Artificial intelligence Financial Technology Aveni has announced one of the largest Series A investments in a Scottish company this year, amounting to £11 million. The investment is led by Puma Private Equity with participation from Par Equity, Lloyds Banking Group and Nationwide.

Aveni combines AI expertise with extensive financial services experience to create large language models (LLMs) and AI products designed specifically for the financial services industry. It is trusted by some of the UK’s leading financial services firms. It has seen significant business growth over the past two years through its conformity and productivity solutions, Aveni Detect and Aveni Assist.

This investment will enable Aveni to build on the success of its existing products, further consolidate its presence in the sector and introduce advanced technologies through FinLLM, a large-scale language model specifically for financial services.

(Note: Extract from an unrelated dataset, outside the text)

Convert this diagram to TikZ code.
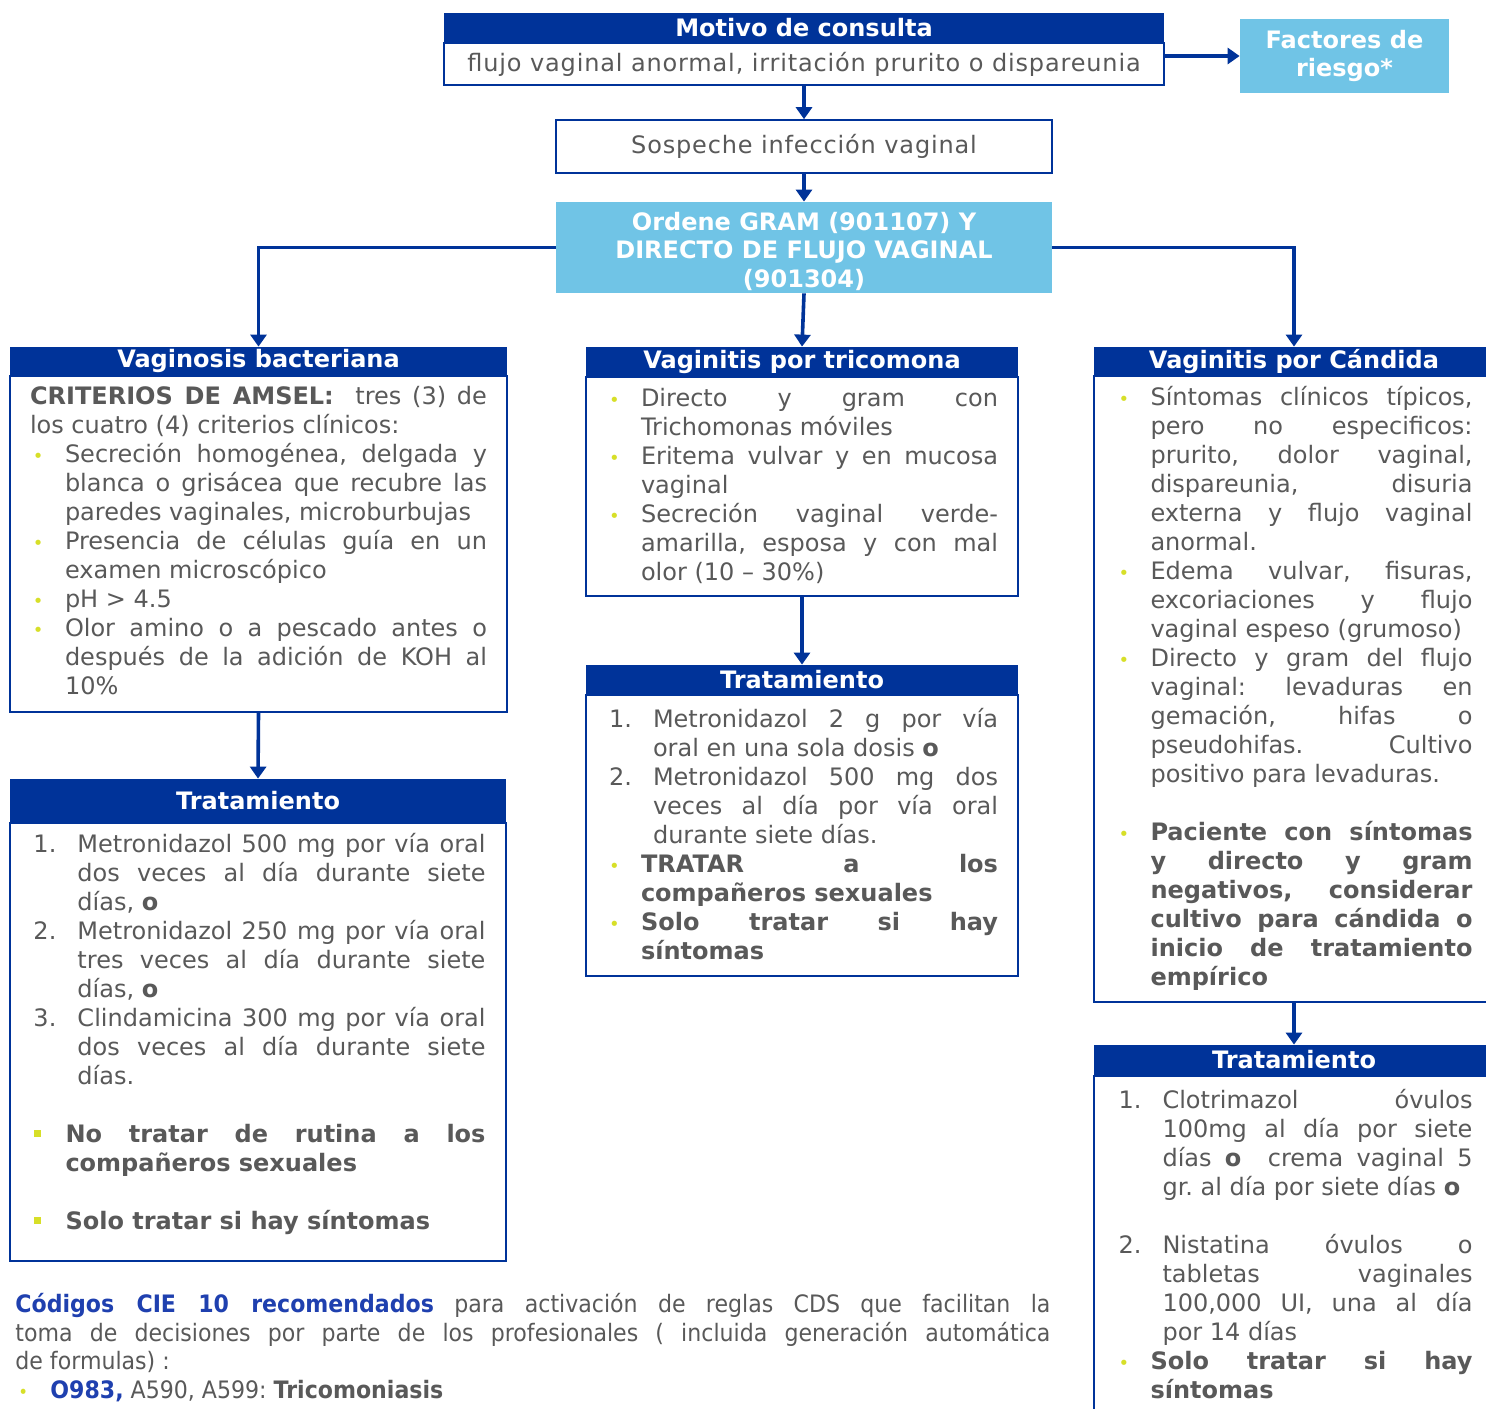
\documentclass[tikz,border=0pt]{standalone}
\usepackage{fontspec}
\setmainfont{DejaVu Sans}
\newfontfamily\spacedfont{DejaVu Sans}[LetterSpace=3.5]
\newfontfamily\footfont{DejaVu Sans}[FakeStretch=0.92]
\usepackage{xcolor}
\usepackage{tikz}
\usetikzlibrary{positioning,arrows.meta}

\definecolor{hdblue}{RGB}{0,51,153}
\definecolor{ltblue}{RGB}{112,196,230}
\definecolor{txtgray}{RGB}{89,89,89}
\definecolor{bulc}{RGB}{215,223,40}
\definecolor{codeblue}{RGB}{31,64,175}

\frenchspacing
\tolerance=9999
\hbadness=10000

\newcommand{\dotb}{\textcolor{bulc}{\fontsize{9}{9}\selectfont\textbullet}}
\newcommand{\sqb}{\textcolor{bulc}{\rule[3pt]{3.5pt}{3.5pt}}}
\newcommand{\emptyrow}{\par\vspace{14.5pt}}
\newcommand{\liftup}[1]{\par\vspace*{#1}}

\newenvironment{blist}[1][\dotb]{%
  \begin{list}{#1}{\setlength{\leftmargin}{17.5pt}\setlength{\labelwidth}{16pt}%
    \setlength{\labelsep}{1.5pt}\setlength{\itemsep}{0pt}\setlength{\parsep}{0pt}%
    \setlength{\topsep}{0pt}\setlength{\partopsep}{0pt}%
    \renewcommand{\makelabel}[1]{\hspace{1.5pt}##1\hfil}}}{\end{list}}
\newenvironment{nlist}{%
  \begin{list}{\arabic{enumi}.}{\usecounter{enumi}\setlength{\leftmargin}{23.5pt}%
    \setlength{\labelwidth}{22pt}\setlength{\labelsep}{1.5pt}\setlength{\itemsep}{0pt}%
    \setlength{\parsep}{0pt}\setlength{\topsep}{0pt}\setlength{\partopsep}{0pt}%
    \renewcommand{\makelabel}[1]{\hspace{1.5pt}##1\hfil}}}{\end{list}}

\begin{document}
\begin{tikzpicture}[x=0.5pt,y=0.5pt,
hdr/.style={fill=hdblue,text=white,inner sep=0pt,font=\fontsize{12}{14.5}\selectfont\bfseries},
bodybox/.style={draw=hdblue,line width=0.8pt,fill=white,inner xsep=10pt,inner ysep=0pt,
    align=justify,text=txtgray,font=\fontsize{12}{14.5}\selectfont},
lightbox/.style={fill=ltblue,text=white,align=center,inner sep=0pt,font=\fontsize{12}{14.3}\selectfont\bfseries},
link/.style={draw=hdblue,line width=1.8pt,-{Triangle[length=6pt,width=8pt]}}]
\useasboundingbox (0,0) rectangle (1486,-1408);
\fill [white] (0,0) rectangle (1486,-1408);

\node (motivo) [hdr,minimum width=360pt,minimum height=14.5pt] at (804,-27.5) {Motivo de consulta};
\node (motbody) [bodybox,below=0pt of motivo,minimum width=360pt,minimum height=21pt,align=center]
    {\spacedfont flujo vaginal anormal, irritación prurito o dispareunia};
\node (factores) [lightbox,minimum width=104.5pt,minimum height=37pt] at (1344.5,-56) {Factores de\\riesgo*};
\node (sospeche) [bodybox,minimum width=248pt,minimum height=26.5pt,align=center] at (804,-146.5)
    {\spacedfont Sospeche infección vaginal};
\node (ordene) [lightbox,minimum width=248pt,minimum height=45.5pt] at (804,-247.5)
    {\rule{0pt}{13pt}Ordene GRAM (901107) Y\\DIRECTO DE FLUJO VAGINAL\\(901304)};

% vaginosis bacteriana
\node (vbhead) [hdr,minimum width=248.5pt,minimum height=14pt] at (258.5,-361) {Vaginosis bacteriana};
\node (vbbody) [bodybox,below=0pt of vbhead,text width=228.5pt,minimum height=168pt] {%
{\bfseries CRITERIOS DE AMSEL:}~ tres (3) de\linebreak los cuatro (4) criterios clínicos:
\begin{blist}
\item Secreción homogénea, delgada y\linebreak blanca o grisácea que recubre las\linebreak paredes vaginales, microburbujas
\item Presencia de células guía en un\linebreak examen microscópico
\item pH > 4.5
\item Olor amino o a pescado antes o\linebreak después de la adición de KOH al\linebreak 10\%
\end{blist}\liftup{4pt}};
\node (tlhead) [hdr,minimum width=248pt,minimum height=21.5pt] at (258,-800.5) {Tratamiento};
\node (tlbody) [bodybox,below=0pt of tlhead,text width=227.5pt,inner xsep=10.25pt,minimum height=219pt] {%
\begin{nlist}
\item Metronidazol 500 mg por vía oral\linebreak dos veces al día durante siete\linebreak días, \textbf{o}
\item Metronidazol 250 mg por vía oral\linebreak tres veces al día durante siete\linebreak días, \textbf{o}
\item Clindamicina 300 mg por vía oral\linebreak dos veces al día durante siete\linebreak días.\emptyrow
\end{nlist}
\begin{blist}[\sqb]
\item \textbf{No tratar de rutina a los\linebreak compañeros sexuales}\emptyrow
\item \textbf{Solo tratar si hay síntomas}
\end{blist}\liftup{13pt}};

% tricomona
\node (trhead) [hdr,minimum width=216pt,minimum height=14.5pt] at (802,-361.5) {Vaginitis por tricomona};
\node (trbody) [bodybox,below=0pt of trhead,text width=196pt,minimum height=109.5pt] {%
\begin{blist}
\item Directo y gram con\linebreak Trichomonas móviles
\item Eritema vulvar y en mucosa\linebreak vaginal
\item Secreción vaginal verde-\linebreak amarilla, esposa y con mal\linebreak olor (10 – 30\%)
\end{blist}\liftup{6pt}};
\node (tmhead) [hdr,minimum width=216pt,minimum height=14.5pt] at (802,-679.5) {Tratamiento};
\node (tmbody) [bodybox,below=0pt of tmhead,text width=196pt,minimum height=140.5pt] {%
\begin{nlist}
\item Metronidazol 2 g por vía\linebreak oral en una sola dosis \textbf{o}
\item Metronidazol 500 mg dos\linebreak veces al día por vía oral\linebreak durante siete días.
\end{nlist}
\begin{blist}
\item \textbf{TRATAR a los\linebreak compañeros sexuales}
\item \textbf{Solo tratar si hay\linebreak síntomas}
\end{blist}\liftup{7pt}};

% candida
\node (cahead) [hdr,minimum width=200pt,minimum height=14pt] at (1294,-361) {Vaginitis por Cándida};
\node (cabody) [bodybox,below=0pt of cahead,text width=178.5pt,inner xsep=10.75pt,minimum height=313pt] {%
\begin{blist}
\item Síntomas clínicos típicos,\linebreak pero no especificos:\linebreak prurito, dolor vaginal,\linebreak dispareunia, disuria\linebreak externa y flujo vaginal\linebreak anormal.
\item Edema vulvar, fisuras,\linebreak excoriaciones y flujo\linebreak vaginal espeso (grumoso)
\item Directo y gram del flujo\linebreak vaginal: levaduras en\linebreak gemación, hifas o\linebreak pseudohifas. Cultivo\linebreak positivo para levaduras.\emptyrow
\item \textbf{Paciente con síntomas\linebreak y directo y gram\linebreak negativos, considerar\linebreak cultivo para cándida o\linebreak inicio de tratamiento\linebreak empírico}
\end{blist}\liftup{6pt}};
\node (tchead) [hdr,minimum width=200pt,minimum height=15pt] at (1294,-1060) {Tratamiento};
\node (tcbody) [bodybox,below=0pt of tchead,text width=178.5pt,inner xsep=10.75pt,minimum height=177.5pt] {%
\begin{nlist}
\item Clotrimazol óvulos\linebreak 100mg al día por siete\linebreak días \textbf{o}~ crema vaginal 5\linebreak gr. al día por siete días \textbf{o}\emptyrow
\item Nistatina óvulos o\linebreak tabletas vaginales\linebreak 100,000 UI, una al día\linebreak por 14 días
\end{nlist}
\begin{blist}
\item \textbf{Solo tratar si hay\linebreak síntomas}
\end{blist}\liftup{15pt}};

\node (codigos) [anchor=north west,text width=517.5pt,align=justify,inner sep=0pt,text=txtgray,
    font=\footfont\fontsize{12}{14.25}\selectfont] at (15,-1293) {%
\textcolor{codeblue}{\textbf{Códigos CIE 10 recomendados}} para activación de reglas CDS que facilitan la\linebreak toma de decisiones por parte de los profesionales ( incluida generación automática\linebreak de formulas) :
\begin{blist}
\item \textcolor{codeblue}{\textbf{O983,}} A590, A599: \textbf{Tricomoniasis}
\end{blist}};

\draw [link] (factores.west -| motbody.east) -- (factores.west);
\draw [link] (motbody.south) -- (sospeche.north);
\draw [link] (sospeche.south) -- (ordene.north);
\draw [link] (ordene.west) -| (vbhead.north);
\draw [link] (ordene.south) -- (trhead.north);
\draw [link] (ordene.east) -| (cahead.north);
\draw [link] (vbbody.south) -- (tlhead.north);
\draw [link] (trbody.south) -- (tmhead.north);
\draw [link] (cabody.south) -- (tchead.north);
\end{tikzpicture}
\end{document}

FinLLM is being developed in partnership with new investors Lloyds Banking Group and Nationwide. It is a large, industry-aligned language model that aims to set the standard for transparent, responsible and ethical adoption of generative AI in UK financial services.

Following the investment, the team developing the FinLLM will be based at the Edinburgh Futures Institute, in a state-of-the-art facility.

Joseph Twigg, CEO of Aveniexplained, “The financial services industry doesn’t need AI models that can quote Shakespeare; it needs AI models that deliver transparency, trust, and most importantly, fairness. The way to achieve this is to develop small, highly tuned language models, trained on financial services data, and reviewed by financial services experts for specific financial services use cases. Generative AI is the most significant technological evolution of our generation, and we are in the early stages of adoption. This represents a significant opportunity for Aveni and our partners. The goal with FinLLM is to set a new standard for the controlled, responsible, and ethical adoption of generative AI, outperforming all other generic models in our select financial services use cases.”